* DATA TO PROCESS *
==*==

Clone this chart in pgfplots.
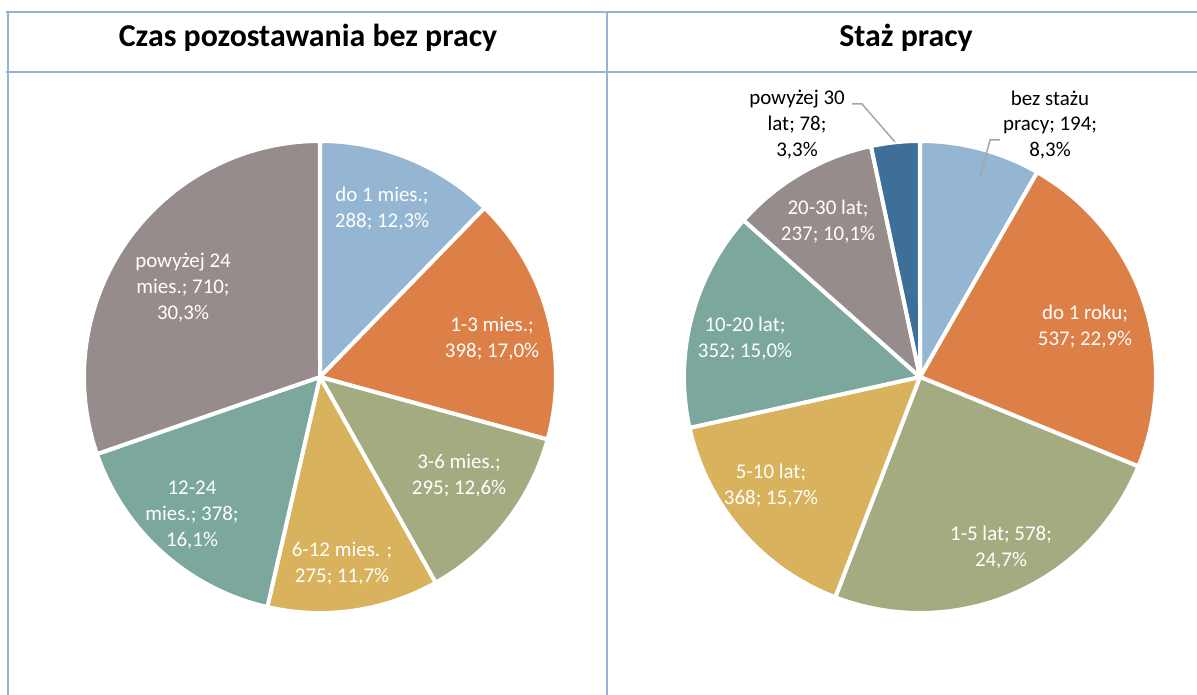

==*==

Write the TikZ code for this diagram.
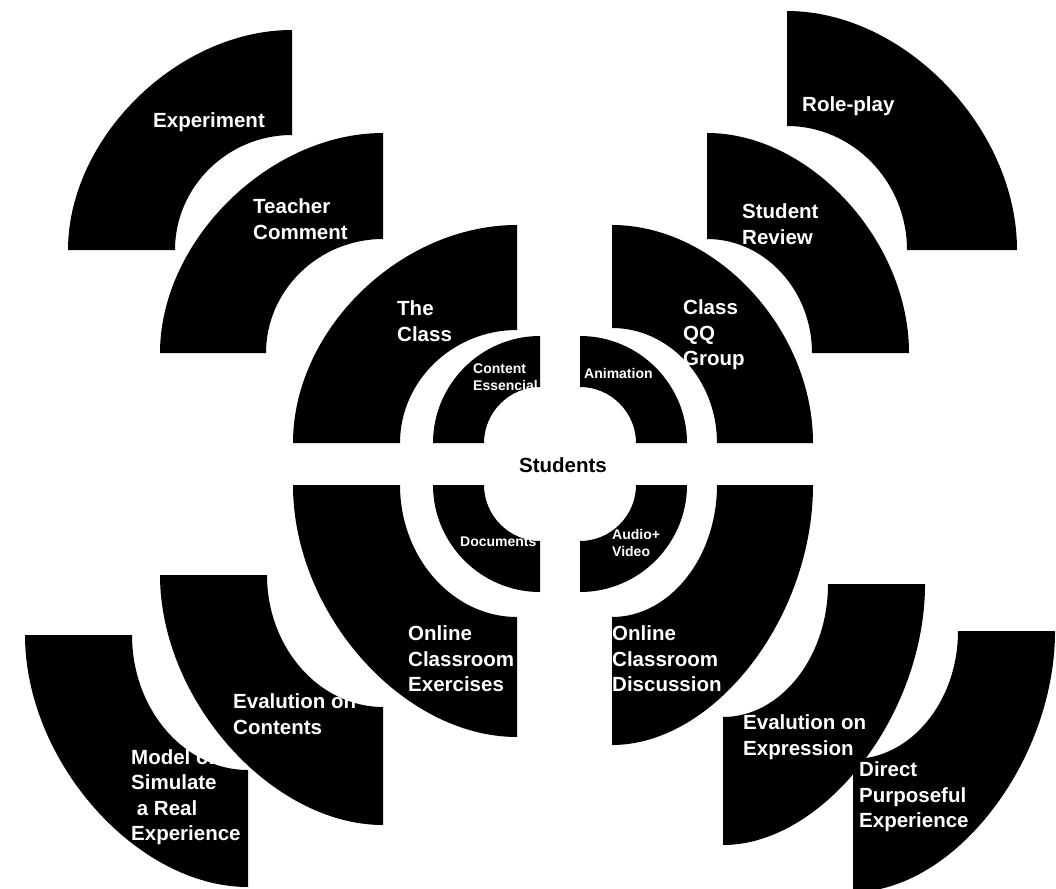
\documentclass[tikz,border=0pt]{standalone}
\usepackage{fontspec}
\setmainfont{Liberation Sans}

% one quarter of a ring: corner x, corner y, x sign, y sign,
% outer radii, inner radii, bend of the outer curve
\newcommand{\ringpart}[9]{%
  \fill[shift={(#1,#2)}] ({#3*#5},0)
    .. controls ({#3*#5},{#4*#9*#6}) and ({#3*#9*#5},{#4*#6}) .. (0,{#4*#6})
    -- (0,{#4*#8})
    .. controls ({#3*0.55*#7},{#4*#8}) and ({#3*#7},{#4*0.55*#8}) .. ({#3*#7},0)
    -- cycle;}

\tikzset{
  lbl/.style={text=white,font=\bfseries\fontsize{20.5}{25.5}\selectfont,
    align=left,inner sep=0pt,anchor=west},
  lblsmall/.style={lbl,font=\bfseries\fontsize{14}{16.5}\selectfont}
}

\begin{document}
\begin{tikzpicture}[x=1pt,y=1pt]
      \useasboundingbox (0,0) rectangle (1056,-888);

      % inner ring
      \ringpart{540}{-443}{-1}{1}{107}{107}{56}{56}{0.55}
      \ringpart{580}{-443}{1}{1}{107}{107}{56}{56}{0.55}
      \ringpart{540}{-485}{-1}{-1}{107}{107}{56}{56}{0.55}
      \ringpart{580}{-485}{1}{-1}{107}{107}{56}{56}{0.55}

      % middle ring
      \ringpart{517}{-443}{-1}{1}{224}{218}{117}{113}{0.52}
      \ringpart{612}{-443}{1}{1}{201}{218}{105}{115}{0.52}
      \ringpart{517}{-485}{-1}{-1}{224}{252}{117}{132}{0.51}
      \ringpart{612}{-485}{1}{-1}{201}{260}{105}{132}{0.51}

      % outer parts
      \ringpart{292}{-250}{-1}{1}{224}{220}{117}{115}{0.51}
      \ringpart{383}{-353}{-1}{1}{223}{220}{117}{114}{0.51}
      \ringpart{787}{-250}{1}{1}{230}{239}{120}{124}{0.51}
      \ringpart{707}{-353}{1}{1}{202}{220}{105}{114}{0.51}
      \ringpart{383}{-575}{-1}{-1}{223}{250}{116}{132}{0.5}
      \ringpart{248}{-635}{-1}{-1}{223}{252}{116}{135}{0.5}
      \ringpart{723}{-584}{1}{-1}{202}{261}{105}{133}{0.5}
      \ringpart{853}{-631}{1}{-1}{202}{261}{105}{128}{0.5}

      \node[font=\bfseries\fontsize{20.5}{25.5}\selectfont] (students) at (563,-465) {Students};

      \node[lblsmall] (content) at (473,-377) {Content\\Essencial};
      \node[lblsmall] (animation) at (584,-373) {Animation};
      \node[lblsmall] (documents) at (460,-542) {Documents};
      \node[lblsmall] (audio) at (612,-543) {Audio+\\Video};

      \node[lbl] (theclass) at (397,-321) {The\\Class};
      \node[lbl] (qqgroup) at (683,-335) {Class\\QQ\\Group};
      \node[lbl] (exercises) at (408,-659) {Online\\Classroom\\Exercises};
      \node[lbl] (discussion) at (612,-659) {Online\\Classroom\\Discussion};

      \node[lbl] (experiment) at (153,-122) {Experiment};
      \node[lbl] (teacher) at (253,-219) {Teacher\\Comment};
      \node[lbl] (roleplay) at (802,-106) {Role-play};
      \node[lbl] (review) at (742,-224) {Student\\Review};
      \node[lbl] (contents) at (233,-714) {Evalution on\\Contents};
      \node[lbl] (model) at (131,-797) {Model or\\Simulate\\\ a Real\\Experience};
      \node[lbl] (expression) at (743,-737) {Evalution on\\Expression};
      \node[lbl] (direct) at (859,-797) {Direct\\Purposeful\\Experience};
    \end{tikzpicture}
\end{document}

==*==

* TO BE DONE *
All lines above starting at the one with "Write the TikZ code for this diagram." and ending at the one with "(students) at (563,-465)", inclusive, are to be printed again exactly, with the pictures left out.

* IN RESPONSE *
Write the TikZ code for this diagram.
\documentclass[tikz,border=0pt]{standalone}
\usepackage{fontspec}
\setmainfont{Liberation Sans}

% one quarter of a ring: corner x, corner y, x sign, y sign,
% outer radii, inner radii, bend of the outer curve
\newcommand{\ringpart}[9]{%
  \fill[shift={(#1,#2)}] ({#3*#5},0)
    .. controls ({#3*#5},{#4*#9*#6}) and ({#3*#9*#5},{#4*#6}) .. (0,{#4*#6})
    -- (0,{#4*#8})
    .. controls ({#3*0.55*#7},{#4*#8}) and ({#3*#7},{#4*0.55*#8}) .. ({#3*#7},0)
    -- cycle;}

\tikzset{
  lbl/.style={text=white,font=\bfseries\fontsize{20.5}{25.5}\selectfont,
    align=left,inner sep=0pt,anchor=west},
  lblsmall/.style={lbl,font=\bfseries\fontsize{14}{16.5}\selectfont}
}

\begin{document}
\begin{tikzpicture}[x=1pt,y=1pt]
      \useasboundingbox (0,0) rectangle (1056,-888);

      % inner ring
      \ringpart{540}{-443}{-1}{1}{107}{107}{56}{56}{0.55}
      \ringpart{580}{-443}{1}{1}{107}{107}{56}{56}{0.55}
      \ringpart{540}{-485}{-1}{-1}{107}{107}{56}{56}{0.55}
      \ringpart{580}{-485}{1}{-1}{107}{107}{56}{56}{0.55}

      % middle ring
      \ringpart{517}{-443}{-1}{1}{224}{218}{117}{113}{0.52}
      \ringpart{612}{-443}{1}{1}{201}{218}{105}{115}{0.52}
      \ringpart{517}{-485}{-1}{-1}{224}{252}{117}{132}{0.51}
      \ringpart{612}{-485}{1}{-1}{201}{260}{105}{132}{0.51}

      % outer parts
      \ringpart{292}{-250}{-1}{1}{224}{220}{117}{115}{0.51}
      \ringpart{383}{-353}{-1}{1}{223}{220}{117}{114}{0.51}
      \ringpart{787}{-250}{1}{1}{230}{239}{120}{124}{0.51}
      \ringpart{707}{-353}{1}{1}{202}{220}{105}{114}{0.51}
      \ringpart{383}{-575}{-1}{-1}{223}{250}{116}{132}{0.5}
      \ringpart{248}{-635}{-1}{-1}{223}{252}{116}{135}{0.5}
      \ringpart{723}{-584}{1}{-1}{202}{261}{105}{133}{0.5}
      \ringpart{853}{-631}{1}{-1}{202}{261}{105}{128}{0.5}

      \node[font=\bfseries\fontsize{20.5}{25.5}\selectfont] (students) at (563,-465) {Students};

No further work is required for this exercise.